§ **Aim**:
Everything from the first line of the data through the line with "from matplotlib.transforms import" is to be echoed exactly, minus the pictures.

§ **Material provided**:

□ □ □ □

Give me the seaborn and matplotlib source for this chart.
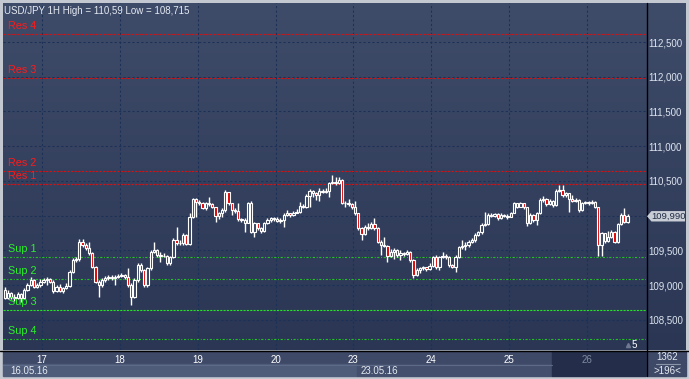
"""
USD/JPY 1H candlestick chart with support / resistance levels.
"""

import numpy as np
import matplotlib
matplotlib.use("Agg")
import matplotlib.pyplot as plt
import seaborn as sns
from matplotlib.colors import LinearSegmentedColormap
from matplotlib.patches import Rectangle, Polygon
from matplotlib.transforms import blended_transform_factory

# ---- data -----------------------------------------------------------------
first_open = 108.928

closes = [
    # 16.05 (afternoon)
    108.808, 108.890, 108.832, 108.813, 108.870, 108.808, 108.928, 109.000, 109.072, 108.976, 109.000, 109.048,
    # 17
    109.072, 109.082, 109.048, 108.918, 108.976, 108.918, 108.952, 108.986, 109.192, 109.360, 109.370, 109.624,
    109.576, 109.528, 109.456, 109.264, 109.048, 109.000, 109.072, 109.096, 109.120, 109.096, 109.120, 109.130,
    # 18
    109.144, 109.110, 109.000, 108.822, 109.072, 109.288, 109.216, 109.000, 109.240, 109.480, 109.504, 109.432,
    109.418, 109.418, 109.312, 109.398, 109.648, 109.600, 109.600, 109.720, 109.590, 109.984, 110.234, 110.200,
    # 19
    110.176, 110.104, 110.176, 110.166, 110.118, 109.994, 110.032, 110.080, 110.344, 110.176, 110.080, 110.070,
    109.946, 109.936, 109.898, 110.176, 109.768, 109.888, 109.816, 109.782, 109.898, 109.936, 109.960, 109.946,
    # 20
    109.926, 109.936, 110.008, 110.032, 110.008, 110.042, 110.056, 110.138, 110.118, 110.282, 110.358, 110.330,
    110.296, 110.358, 110.344, 110.358, 110.464, 110.488, 110.464, 110.512, 110.186, 110.176, 110.166, 110.118,
    # 23
    110.032, 109.816, 109.734, 109.840, 109.816, 109.878, 109.816, 109.624, 109.576, 109.562, 109.418, 109.480,
    109.504, 109.432, 109.456, 109.446, 109.480, 109.360, 109.144, 109.216, 109.240, 109.254, 109.226, 109.274,
    # 24
    109.398, 109.254, 109.398, 109.418, 109.398, 109.288, 109.264, 109.408, 109.542, 109.562, 109.576, 109.624,
    109.648, 109.720, 109.768, 109.864, 109.878, 110.008, 109.994, 110.018, 109.960, 110.008, 109.994, 109.984,
    # 25
    110.042, 110.176, 110.128, 110.176, 110.118, 109.888, 110.008, 109.936, 110.032, 110.224, 110.234, 110.166,
    110.214, 110.152, 110.358, 110.368, 110.296, 110.320, 110.234, 110.214, 110.224, 110.080, 110.186, 110.190,
    # 26
    110.176, 110.200, 110.118, 109.576, 109.744, 109.638, 109.696, 109.768, 109.624, 109.878, 110.008, 109.912,
    109.990,
]

highs = [
    108.966, 108.928, 108.904, 108.870, 108.904, 108.880, 108.952, 109.034, 109.110, 109.082, 109.024, 109.082,
    109.096, 109.110, 109.096, 109.072, 109.000, 109.014, 108.976, 109.024, 109.216, 109.384, 109.398, 109.658,
    109.658, 109.600, 109.624, 109.480, 109.274, 109.072, 109.096, 109.130, 109.144, 109.144, 109.144, 109.158,
    109.168, 109.158, 109.240, 109.024, 109.096, 109.322, 109.312, 109.226, 109.264, 109.504, 109.624, 109.514,
    109.480, 109.456, 109.432, 109.418, 109.672, 109.840, 109.648, 109.744, 109.734, 110.032, 110.248, 110.248,
    110.224, 110.200, 110.200, 110.272, 110.186, 110.128, 110.056, 110.104, 110.368, 110.344, 110.186, 110.104,
    110.176, 109.960, 109.960, 110.200, 110.214, 109.912, 109.898, 109.830, 109.912, 109.960, 109.984, 109.984,
    109.984, 109.960, 110.032, 110.080, 110.042, 110.070, 110.090, 110.200, 110.166, 110.310, 110.378, 110.368,
    110.344, 110.392, 110.378, 110.392, 110.488, 110.590, 110.560, 110.550, 110.522, 110.214, 110.234, 110.176,
    110.214, 110.042, 109.830, 109.864, 109.888, 109.912, 109.960, 109.830, 109.648, 109.696, 109.576, 109.514,
    109.528, 109.514, 109.504, 109.480, 109.504, 109.494, 109.370, 109.240, 109.264, 109.274, 109.264, 109.312,
    109.418, 109.432, 109.418, 109.480, 109.446, 109.418, 109.302, 109.432, 109.562, 109.648, 109.624, 109.648,
    109.672, 109.744, 109.782, 109.888, 110.056, 110.032, 110.032, 110.042, 110.032, 110.032, 110.022, 110.022,
    110.056, 110.200, 110.186, 110.200, 110.186, 110.128, 110.032, 110.022, 110.056, 110.248, 110.282, 110.248,
    110.234, 110.224, 110.378, 110.440, 110.440, 110.344, 110.330, 110.296, 110.248, 110.234, 110.200, 110.214,
    110.214, 110.224, 110.214, 110.128, 109.768, 109.754, 109.782, 109.792, 109.778, 109.898, 110.032, 110.104,
    110.022,
]

lows = [
    108.794, 108.794, 108.794, 108.774, 108.794, 108.760, 108.794, 108.918, 108.986, 108.952, 108.952, 108.976,
    109.024, 109.000, 109.024, 108.880, 108.904, 108.899, 108.890, 108.938, 108.966, 109.168, 109.336, 109.350,
    109.552, 109.504, 109.432, 109.240, 109.024, 108.832, 108.976, 109.048, 109.072, 109.072, 109.000, 109.096,
    109.110, 109.082, 108.976, 108.715, 108.808, 109.048, 109.192, 108.976, 108.976, 109.216, 109.456, 109.408,
    109.336, 109.398, 109.288, 109.288, 109.384, 109.576, 109.576, 109.576, 109.576, 109.576, 109.960, 109.984,
    110.152, 110.090, 110.080, 110.138, 110.104, 109.912, 109.946, 109.984, 110.056, 110.152, 110.008, 110.042,
    109.926, 109.912, 109.768, 109.888, 109.754, 109.696, 109.792, 109.754, 109.768, 109.878, 109.912, 109.926,
    109.907, 109.898, 109.840, 109.994, 109.984, 109.994, 110.032, 110.042, 110.104, 110.104, 110.118, 110.272,
    110.224, 110.214, 110.320, 110.330, 110.272, 110.454, 110.440, 110.454, 110.166, 110.128, 110.138, 110.090,
    110.008, 109.792, 109.648, 109.720, 109.792, 109.802, 109.792, 109.600, 109.432, 109.542, 109.336, 109.398,
    109.370, 109.408, 109.360, 109.418, 109.432, 109.336, 109.096, 109.130, 109.168, 109.216, 109.206, 109.216,
    109.254, 109.235, 109.216, 109.384, 109.370, 109.264, 109.240, 109.192, 109.384, 109.523, 109.504, 109.552,
    109.610, 109.624, 109.706, 109.734, 109.850, 109.864, 109.974, 109.984, 109.936, 109.946, 109.974, 109.946,
    109.974, 110.032, 110.104, 110.118, 110.090, 109.850, 109.878, 109.912, 109.864, 110.022, 110.200, 110.138,
    110.152, 110.128, 110.138, 110.339, 110.272, 110.272, 110.056, 110.200, 110.200, 110.056, 110.070, 110.166,
    110.157, 110.166, 110.104, 109.418, 109.418, 109.610, 109.624, 109.672, 109.600, 109.610, 109.864, 109.898,
    109.898,
]

day_labels = ["17", "18", "19", "20", "23", "24", "25", "26"]
day_first_bar = [12, 36, 60, 84, 108, 132, 156, 180]

level_names = ["Res 4", "Res 3", "Res 2", "Res 1", "Sup 1", "Sup 2", "Sup 3", "Sup 4"]
level_values = [112.61, 111.985, 110.645, 110.455, 109.40, 109.08, 108.635, 108.22]

price_ticks = [108.5, 109.0, 109.5, 110.0, 110.5, 111.0, 111.5, 112.0, 112.5]
# the 110,000 label is covered by the last-price marker
price_labels = ["108,500", "109,000", "109,500", "", "110,500", "111,000", "111,500", "112,000", "112,500"]
last_price = 109.990

# ---- style ----------------------------------------------------------------
sns.set_theme(style="dark")
plt.rcParams["font.family"] = ["Liberation Sans", "DejaVu Sans"]

BG_TOP, BG_BOT = "#3f4c69", "#2a3654"
GRID = "#1c3157"
RED_LINE, RED_TXT = "#d81010", "#ff1a1a"
GREEN_LINE, GREEN_TXT = "#22c422", "#2cf02c"
TXT = "#e4e9f2"

W, H = 689, 379


def frac(x0, y0, x1, y1):
    return [x0 / W, 1 - y1 / H, (x1 - x0) / W, (y1 - y0) / H]


fig = plt.figure(figsize=(W / 100, H / 100), dpi=100)
fig.patch.set_facecolor("#c4c8d0")

# background layer in pixel coordinates
bg = fig.add_axes([0, 0, 1, 1], zorder=0)
bg.set_xlim(0, W)
bg.set_ylim(H, 0)
bg.axis("off")
grad = np.linspace(0, 1, 256).reshape(-1, 1)
bg.imshow(grad, cmap=LinearSegmentedColormap.from_list("bg", [BG_TOP, BG_BOT]),
          extent=(3, 686, 350, 3), aspect="auto")
bg.add_patch(Rectangle((3, 351), 549, 13, color="#3d4966"))
bg.add_patch(Rectangle((3, 364), 354, 12, color="#4e5c7a"))
bg.add_patch(Rectangle((357, 364), 195, 12, color="#434f6c"))
bg.add_patch(Rectangle((552, 351), 94, 25, color="#242e4a"))
bg.add_patch(Rectangle((647, 351), 39, 25, color="#3d4966"))
bg.plot([3, 552], [364.5, 364.5], color="#5e6b88", lw=0.8)
bg.plot([0, W], [350.5, 350.5], color="black", lw=1.0)
bg.plot([646.5, 646.5], [3, 376], color="black", lw=1.0)
bg.text(10, 370.5, "16.05.16", color=TXT, fontsize=7, va="center")
bg.text(361, 370.5, "23.05.16", color=TXT, fontsize=7, va="center")
bg.text(667, 357.5, "1362", color=TXT, fontsize=7, ha="center", va="center")
bg.plot([656, 680], [364, 364], color="#8a94a8", lw=0.8)
bg.text(667, 370.5, ">196<", color=TXT, fontsize=7, ha="center", va="center")

# main chart
ax = fig.add_axes(frac(3, 3, 646, 350), zorder=1)
ax.set_facecolor("none")
for s in ax.spines.values():
    s.set_visible(False)

n = len(closes)
x = np.arange(n)
c = np.array(closes)
o = np.array([first_open] + closes[:-1])
h = np.maximum(np.array(highs), np.maximum(o, c))
lo = np.minimum(np.array(lows), np.minimum(o, c))
down = c < o

ax.vlines(x, lo, h, color="white", lw=1.0, zorder=3)
ax.bar(x, np.abs(c - o), bottom=np.minimum(o, c), width=0.7,
       color=np.where(down, "#e00000", "#34415f"), edgecolor="white",
       linewidth=0.8, zorder=4)

ax.set_xlim(-0.52, 197.7)
ax.set_ylim(108.064, 113.062)

# grid + axis labels
ax.set_xticks([d - 0.5 for d in day_first_bar])
ax.set_xticklabels(day_labels)
ax.yaxis.tick_right()
ax.set_yticks(price_ticks)
ax.set_yticklabels(price_labels)
ax.tick_params(axis="x", colors="white", labelsize=7, length=0, pad=3.5)
ax.tick_params(axis="y", colors="#dde4f0", labelsize=7, length=0, pad=2)
ax.xaxis.get_ticklabels()[-1].set_color("#7f8aa0")
ax.grid(True, color=GRID, linestyle=(0, (2, 2)), lw=0.8)
ax.set_axisbelow(True)

# support / resistance levels
for name, val in zip(level_names, level_values):
    if name.startswith("Res"):
        ax.axhline(val, color=RED_LINE, ls=(0, (2, 1.2)), lw=0.8, zorder=2)
        col = RED_TXT
    elif name == "Sup 3":
        ax.axhline(val, color="#26e026", ls=(0, (2, 1)), lw=0.8, zorder=2)
        col = GREEN_TXT
    else:
        ax.axhline(val, color=GREEN_LINE, ls=(0, (2, 1.5, 0.8, 1.5)), lw=0.8, zorder=2)
        col = GREEN_TXT
    ax.annotate(name, xy=(0.008, val), xycoords=("axes fraction", "data"),
                xytext=(0, 5.8), textcoords="offset points", va="center",
                color=col, fontsize=7.8, zorder=5)

ax.text(0.0016, 0.992, "USD/JPY 1H High = 110,59 Low = 108,715", transform=ax.transAxes,
        va="top", ha="left", color=TXT, fontsize=7)
ax.text(0.982, 0.014, "5", transform=ax.transAxes, color="white", fontsize=7,
        ha="center", va="center")
ax.plot([0.972], [0.014], marker="^", ms=3, color="#6e7890", transform=ax.transAxes,
        clip_on=False)

# last price marker on the right scale
tr = blended_transform_factory(ax.transAxes, ax.transData)
d = 0.075
marker = Polygon([(1.0016, last_price), (1.0085, last_price + d), (1.0607, last_price + d),
                  (1.0607, last_price - d), (1.0085, last_price - d)],
                 closed=True, transform=tr, facecolor="#c9cdd6", edgecolor="none",
                 clip_on=False, zorder=6)
ax.add_patch(marker)
ax.text(1.0346, last_price, f"{last_price:.3f}".replace(".", ","), transform=tr,
        color="#1f2c44", fontsize=6.8, ha="center", va="center", zorder=7, clip_on=False)

fig.savefig("out.png", dpi=100)
plt.close(fig)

□ □ □ □

§ **Exercise output**:
Give me the seaborn and matplotlib source for this chart.
"""
USD/JPY 1H candlestick chart with support / resistance levels.
"""

import numpy as np
import matplotlib
matplotlib.use("Agg")
import matplotlib.pyplot as plt
import seaborn as sns
from matplotlib.colors import LinearSegmentedColormap
from matplotlib.patches import Rectangle, Polygon
from matplotlib.transforms import blended_transform_factory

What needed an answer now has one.